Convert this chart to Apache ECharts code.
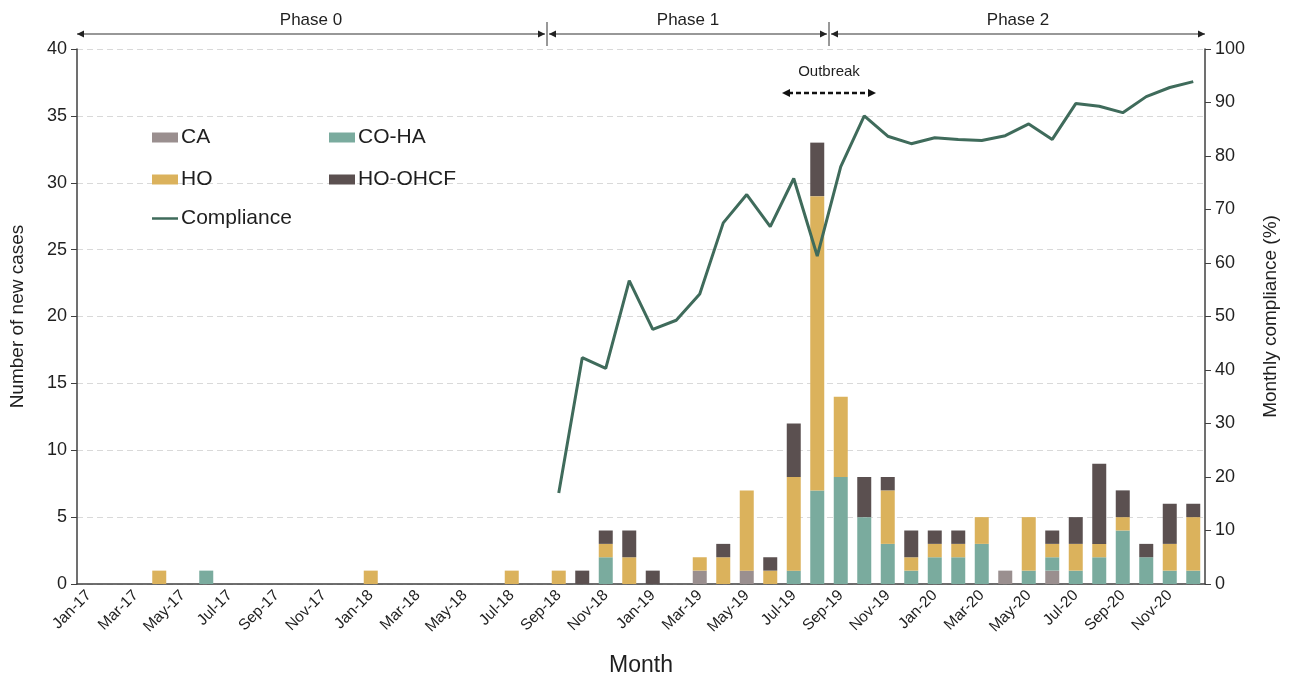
<!DOCTYPE html>
<html>
<head>
<meta charset="utf-8">
<script src="https://cdn.jsdelivr.net/npm/echarts@6/dist/echarts.min.js"></script>
<style>
  html, body { margin: 0; padding: 0; background: #fff; }
  #chart { width: 1292px; height: 677px; }
</style>
</head>
<body>
<div id="chart"></div>
<script>
// months Jan-17 .. Dec-20
const monthNames = ['Jan', 'Feb', 'Mar', 'Apr', 'May', 'Jun', 'Jul', 'Aug', 'Sep', 'Oct', 'Nov', 'Dec']
const years = ['17', '18', '19', '20']
const months = []
years.forEach(y => monthNames.forEach(m => months.push(m + '-' + y)))

// new cases per month, by category
const caCases = [
  0, 0, 0, 0, 0, 0, 0, 0, 0, 0, 0, 0,
  0, 0, 0, 0, 0, 0, 0, 0, 0, 0, 0, 0,
  0, 0, 1, 0, 1, 0, 0, 0, 0, 0, 0, 0,
  0, 0, 0, 1, 0, 1, 0, 0, 0, 0, 0, 0
]
const coHaCases = [
  0, 0, 0, 0, 0, 1, 0, 0, 0, 0, 0, 0,
  0, 0, 0, 0, 0, 0, 0, 0, 0, 0, 2, 0,
  0, 0, 0, 0, 0, 0, 1, 7, 8, 5, 3, 1,
  2, 2, 3, 0, 1, 1, 1, 2, 4, 2, 1, 1
]
const hoCases = [
  0, 0, 0, 1, 0, 0, 0, 0, 0, 0, 0, 0,
  1, 0, 0, 0, 0, 0, 1, 0, 1, 0, 1, 2,
  0, 0, 1, 2, 6, 1, 7, 22, 6, 0, 4, 1,
  1, 1, 2, 0, 4, 1, 2, 1, 1, 0, 2, 4
]
const hoOhcfCases = [
  0, 0, 0, 0, 0, 0, 0, 0, 0, 0, 0, 0,
  0, 0, 0, 0, 0, 0, 0, 0, 0, 1, 1, 2,
  1, 0, 0, 1, 0, 1, 4, 4, 0, 3, 1, 2,
  1, 1, 0, 0, 0, 1, 2, 6, 2, 1, 3, 1
]
// monthly compliance (%), starts Sep-18
const compliance = [
  null, null, null, null, null, null, null, null, null, null, null, null,
  null, null, null, null, null, null, null, null, 17, 42.3, 40.3, 56.7,
  47.6, 49.3, 54.2, 67.5, 72.8, 66.8, 75.8, 61.3, 78, 87.5, 83.7, 82.3,
  83.4, 83.1, 82.9, 83.8, 86, 83.1, 89.8, 89.3, 88.1, 91.1, 92.8, 93.9
]

// phases and outbreak as category boundaries
const phases = [
  { name: 'Phase 0', from: 0, to: 20 },
  { name: 'Phase 1', from: 20, to: 32 },
  { name: 'Phase 2', from: 32, to: 48 }
]
const outbreak = { name: 'Outbreak', from: 30, to: 34 }

const FONT = 'Liberation Sans, Arial, sans-serif'
const TXT = '#1f1f1f'
const AXIS = '#404040'

let myChart = echarts.init(document.getElementById('chart'))

function legendAt(name, left, top, h) {
  return {
    data: [name],
    left: left,
    top: top,
    padding: 0,
    icon: 'rect',
    itemWidth: 26,
    itemHeight: h || 10,
    itemGap: 4,
    textStyle: { fontFamily: FONT, fontSize: 21, color: TXT, padding: [0, 0, 0, -2] }
  }
}

function barSeries(name, data, color) {
  return {
    name: name,
    type: 'bar',
    stack: 'cases',
    barWidth: 14,
    data: data,
    itemStyle: { color: color },
    emphasis: { disabled: true }
  }
}

myChart.setOption({
  animation: false,
  grid: { left: 77, right: 87, top: 49, bottom: 93, outerBoundsMode: 'none' },
  legend: [
    legendAt('CA', 152, 127),
    legendAt('CO-HA', 329, 127),
    legendAt('HO', 152, 169),
    legendAt('HO-OHCF', 329, 169),
    legendAt('Compliance', 152, 208, 2.5)
  ],
  xAxis: {
    type: 'category',
    data: months,
    name: 'Month',
    nameLocation: 'middle',
    nameGap: 70,
    nameTextStyle: { fontFamily: FONT, fontSize: 23, color: TXT },
    axisLine: { lineStyle: { color: AXIS, width: 1.5 } },
    axisTick: { interval: 1, length: 6, lineStyle: { color: AXIS } },
    axisLabel: {
      interval: 1,
      rotate: 45,
      fontFamily: FONT,
      fontSize: 15.5,
      color: TXT,
      margin: 9
    }
  },
  yAxis: [
    {
      type: 'value',
      min: 0,
      max: 40,
      interval: 5,
      name: 'Number of new cases',
      nameLocation: 'middle',
      nameGap: 50,
      nameTextStyle: { fontFamily: FONT, fontSize: 19, color: TXT },
      axisLine: { show: true, lineStyle: { color: AXIS, width: 1.5 } },
      axisTick: { show: true, length: 6, lineStyle: { color: AXIS } },
      axisLabel: { fontFamily: FONT, fontSize: 18, color: TXT, margin: 10 },
      splitLine: { lineStyle: { color: '#d9d9d9', type: [6, 4] } }
    },
    {
      type: 'value',
      min: 0,
      max: 100,
      interval: 10,
      name: 'Monthly compliance (%)',
      nameLocation: 'middle',
      nameGap: 56,
      nameRotate: 90,
      nameTextStyle: { fontFamily: FONT, fontSize: 19, color: TXT },
      axisLine: { show: true, lineStyle: { color: AXIS, width: 1.5 } },
      axisTick: { show: true, length: 6, lineStyle: { color: AXIS } },
      axisLabel: { fontFamily: FONT, fontSize: 18, color: TXT, margin: 10 },
      splitLine: { show: false }
    }
  ],
  series: [
    barSeries('CA', caCases, '#9a8f8f'),
    barSeries('CO-HA', coHaCases, '#7aab9e'),
    barSeries('HO', hoCases, '#dbb25c'),
    barSeries('HO-OHCF', hoOhcfCases, '#5b5050'),
    {
      name: 'Compliance',
      type: 'line',
      yAxisIndex: 1,
      data: compliance,
      symbol: 'none',
      lineStyle: { color: '#3f6b5b', width: 3 },
      itemStyle: { color: '#3f6b5b' },
      emphasis: { disabled: true }
    }
  ]
})

// annotations placed from the category axis
function boundaryPx(i) {
  let c0 = myChart.convertToPixel({ xAxisIndex: 0 }, months[0])
  let c1 = myChart.convertToPixel({ xAxisIndex: 0 }, months[1])
  let step = c1 - c0
  return c0 - step / 2 + step * i
}

function arrowHeads(x1, x2, y, size, color) {
  return [
    { type: 'polygon', shape: { points: [[x1, y], [x1 + size, y - size / 2], [x1 + size, y + size / 2]] }, style: { fill: color } },
    { type: 'polygon', shape: { points: [[x2, y], [x2 - size, y - size / 2], [x2 - size, y + size / 2]] }, style: { fill: color } }
  ]
}

let gfx = []
const phaseY = 34
phases.forEach((p, k) => {
  let x1 = boundaryPx(p.from) + (k === 0 ? 0 : 2)
  let x2 = boundaryPx(p.to) - (k === phases.length - 1 ? 0 : 2)
  gfx.push({ type: 'line', shape: { x1: x1, y1: phaseY, x2: x2, y2: phaseY }, style: { stroke: '#333', lineWidth: 1.2 } })
  gfx = gfx.concat(arrowHeads(x1, x2, phaseY, 7, '#222'))
  gfx.push({
    type: 'text',
    x: (x1 + x2) / 2,
    y: 20,
    style: { text: p.name, font: '17px ' + FONT, fill: TXT, align: 'center', verticalAlign: 'middle' }
  })
  if (k > 0) {
    let bx = boundaryPx(p.from)
    gfx.push({ type: 'line', shape: { x1: bx, y1: 22, x2: bx, y2: 46 }, style: { stroke: '#333', lineWidth: 1 } })
  }
})

let ox1 = boundaryPx(outbreak.from)
let ox2 = boundaryPx(outbreak.to)
gfx.push({ type: 'line', shape: { x1: ox1 + 6, y1: 93, x2: ox2 - 6, y2: 93 }, style: { stroke: '#111', lineWidth: 2.5, lineDash: [5, 3] } })
gfx = gfx.concat(arrowHeads(ox1, ox2, 93, 8, '#111'))
gfx.push({
  type: 'text',
  x: (ox1 + ox2) / 2,
  y: 72,
  style: { text: outbreak.name, font: '15px ' + FONT, fill: TXT, align: 'center', verticalAlign: 'middle' }
})

myChart.setOption({ graphic: gfx })
</script>
</body>
</html>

→ **Challenge**:
Copy nothing but the lines from the top of the material through the line holding "years.forEach(y => monthNames.forEach(m", exactly as written; omit pictures.

→ **Solution for this exercise**:
Convert this chart to Apache ECharts code.
<!DOCTYPE html>
<html>
<head>
<meta charset="utf-8">
<script src="https://cdn.jsdelivr.net/npm/echarts@6/dist/echarts.min.js"></script>
<style>
  html, body { margin: 0; padding: 0; background: #fff; }
  #chart { width: 1292px; height: 677px; }
</style>
</head>
<body>
<div id="chart"></div>
<script>
// months Jan-17 .. Dec-20
const monthNames = ['Jan', 'Feb', 'Mar', 'Apr', 'May', 'Jun', 'Jul', 'Aug', 'Sep', 'Oct', 'Nov', 'Dec']
const years = ['17', '18', '19', '20']
const months = []
years.forEach(y => monthNames.forEach(m => months.push(m + '-' + y)))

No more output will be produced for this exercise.